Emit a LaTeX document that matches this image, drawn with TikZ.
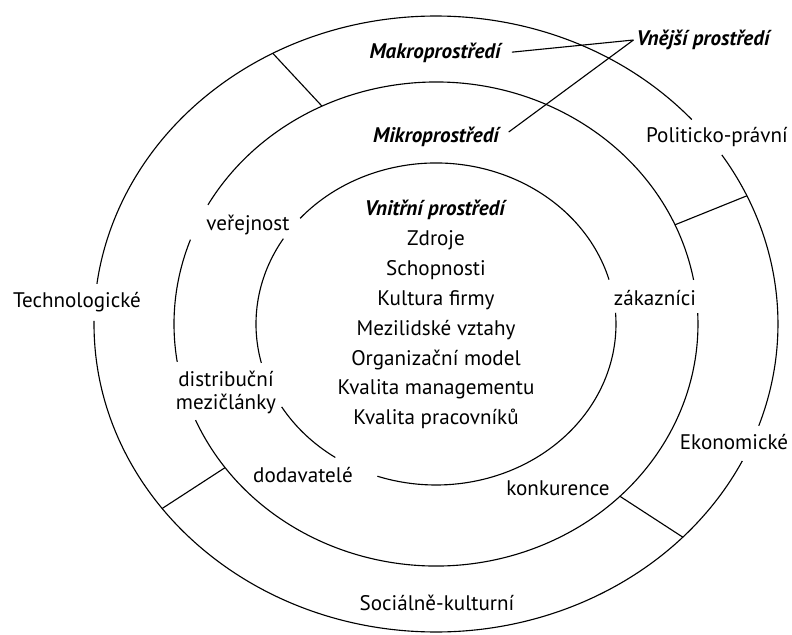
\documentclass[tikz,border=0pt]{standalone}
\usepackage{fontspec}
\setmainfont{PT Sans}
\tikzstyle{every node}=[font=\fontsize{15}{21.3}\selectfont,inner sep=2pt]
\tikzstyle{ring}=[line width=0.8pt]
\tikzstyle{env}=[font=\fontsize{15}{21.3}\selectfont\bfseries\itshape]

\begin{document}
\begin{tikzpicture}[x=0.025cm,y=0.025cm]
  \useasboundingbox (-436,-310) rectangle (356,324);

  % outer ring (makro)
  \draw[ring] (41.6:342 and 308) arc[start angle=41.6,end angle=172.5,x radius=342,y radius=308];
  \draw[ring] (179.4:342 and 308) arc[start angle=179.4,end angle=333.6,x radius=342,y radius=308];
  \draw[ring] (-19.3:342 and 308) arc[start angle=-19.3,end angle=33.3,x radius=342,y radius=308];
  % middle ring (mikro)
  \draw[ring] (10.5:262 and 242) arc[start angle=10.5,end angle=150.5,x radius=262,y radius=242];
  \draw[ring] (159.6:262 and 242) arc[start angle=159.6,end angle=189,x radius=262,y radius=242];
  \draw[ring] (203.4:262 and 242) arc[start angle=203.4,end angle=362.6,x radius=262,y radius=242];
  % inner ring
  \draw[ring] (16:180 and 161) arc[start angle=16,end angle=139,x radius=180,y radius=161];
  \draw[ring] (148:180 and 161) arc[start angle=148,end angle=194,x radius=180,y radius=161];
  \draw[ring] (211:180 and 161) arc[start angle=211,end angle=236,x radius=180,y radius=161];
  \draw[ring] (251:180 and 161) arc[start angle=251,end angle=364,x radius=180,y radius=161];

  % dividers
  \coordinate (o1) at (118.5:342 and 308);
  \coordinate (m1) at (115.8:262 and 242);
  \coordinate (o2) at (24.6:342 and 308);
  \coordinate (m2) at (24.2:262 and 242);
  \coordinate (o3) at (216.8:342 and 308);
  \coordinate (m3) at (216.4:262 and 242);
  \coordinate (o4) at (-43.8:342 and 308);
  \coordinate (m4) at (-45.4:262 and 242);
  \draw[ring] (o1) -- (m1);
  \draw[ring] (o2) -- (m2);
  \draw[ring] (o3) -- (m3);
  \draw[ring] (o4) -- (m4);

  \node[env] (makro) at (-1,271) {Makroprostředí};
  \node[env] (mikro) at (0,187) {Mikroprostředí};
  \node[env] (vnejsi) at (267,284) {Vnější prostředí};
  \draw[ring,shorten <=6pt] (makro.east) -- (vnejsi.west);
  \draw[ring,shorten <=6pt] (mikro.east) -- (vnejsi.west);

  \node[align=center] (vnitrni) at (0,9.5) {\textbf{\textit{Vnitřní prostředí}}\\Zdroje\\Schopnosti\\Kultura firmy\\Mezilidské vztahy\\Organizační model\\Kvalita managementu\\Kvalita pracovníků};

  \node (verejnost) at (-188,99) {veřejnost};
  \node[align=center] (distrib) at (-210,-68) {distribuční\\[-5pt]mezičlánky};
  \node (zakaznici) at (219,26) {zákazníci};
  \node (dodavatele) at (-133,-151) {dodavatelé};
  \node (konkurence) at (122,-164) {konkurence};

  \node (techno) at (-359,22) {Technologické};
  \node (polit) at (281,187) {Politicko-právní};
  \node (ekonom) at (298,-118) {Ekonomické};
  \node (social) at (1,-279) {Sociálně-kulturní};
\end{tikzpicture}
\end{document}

========================

_What is needed_
Write out the whole listing exactly, and drop the pictures.

_Result of the exercise_
Emit a LaTeX document that matches this image, drawn with TikZ.
\documentclass[tikz,border=0pt]{standalone}
\usepackage{fontspec}
\setmainfont{PT Sans}
\tikzstyle{every node}=[font=\fontsize{15}{21.3}\selectfont,inner sep=2pt]
\tikzstyle{ring}=[line width=0.8pt]
\tikzstyle{env}=[font=\fontsize{15}{21.3}\selectfont\bfseries\itshape]

\begin{document}
\begin{tikzpicture}[x=0.025cm,y=0.025cm]
  \useasboundingbox (-436,-310) rectangle (356,324);

  % outer ring (makro)
  \draw[ring] (41.6:342 and 308) arc[start angle=41.6,end angle=172.5,x radius=342,y radius=308];
  \draw[ring] (179.4:342 and 308) arc[start angle=179.4,end angle=333.6,x radius=342,y radius=308];
  \draw[ring] (-19.3:342 and 308) arc[start angle=-19.3,end angle=33.3,x radius=342,y radius=308];
  % middle ring (mikro)
  \draw[ring] (10.5:262 and 242) arc[start angle=10.5,end angle=150.5,x radius=262,y radius=242];
  \draw[ring] (159.6:262 and 242) arc[start angle=159.6,end angle=189,x radius=262,y radius=242];
  \draw[ring] (203.4:262 and 242) arc[start angle=203.4,end angle=362.6,x radius=262,y radius=242];
  % inner ring
  \draw[ring] (16:180 and 161) arc[start angle=16,end angle=139,x radius=180,y radius=161];
  \draw[ring] (148:180 and 161) arc[start angle=148,end angle=194,x radius=180,y radius=161];
  \draw[ring] (211:180 and 161) arc[start angle=211,end angle=236,x radius=180,y radius=161];
  \draw[ring] (251:180 and 161) arc[start angle=251,end angle=364,x radius=180,y radius=161];

  % dividers
  \coordinate (o1) at (118.5:342 and 308);
  \coordinate (m1) at (115.8:262 and 242);
  \coordinate (o2) at (24.6:342 and 308);
  \coordinate (m2) at (24.2:262 and 242);
  \coordinate (o3) at (216.8:342 and 308);
  \coordinate (m3) at (216.4:262 and 242);
  \coordinate (o4) at (-43.8:342 and 308);
  \coordinate (m4) at (-45.4:262 and 242);
  \draw[ring] (o1) -- (m1);
  \draw[ring] (o2) -- (m2);
  \draw[ring] (o3) -- (m3);
  \draw[ring] (o4) -- (m4);

  \node[env] (makro) at (-1,271) {Makroprostředí};
  \node[env] (mikro) at (0,187) {Mikroprostředí};
  \node[env] (vnejsi) at (267,284) {Vnější prostředí};
  \draw[ring,shorten <=6pt] (makro.east) -- (vnejsi.west);
  \draw[ring,shorten <=6pt] (mikro.east) -- (vnejsi.west);

  \node[align=center] (vnitrni) at (0,9.5) {\textbf{\textit{Vnitřní prostředí}}\\Zdroje\\Schopnosti\\Kultura firmy\\Mezilidské vztahy\\Organizační model\\Kvalita managementu\\Kvalita pracovníků};

  \node (verejnost) at (-188,99) {veřejnost};
  \node[align=center] (distrib) at (-210,-68) {distribuční\\[-5pt]mezičlánky};
  \node (zakaznici) at (219,26) {zákazníci};
  \node (dodavatele) at (-133,-151) {dodavatelé};
  \node (konkurence) at (122,-164) {konkurence};

  \node (techno) at (-359,22) {Technologické};
  \node (polit) at (281,187) {Politicko-právní};
  \node (ekonom) at (298,-118) {Ekonomické};
  \node (social) at (1,-279) {Sociálně-kulturní};
\end{tikzpicture}
\end{document}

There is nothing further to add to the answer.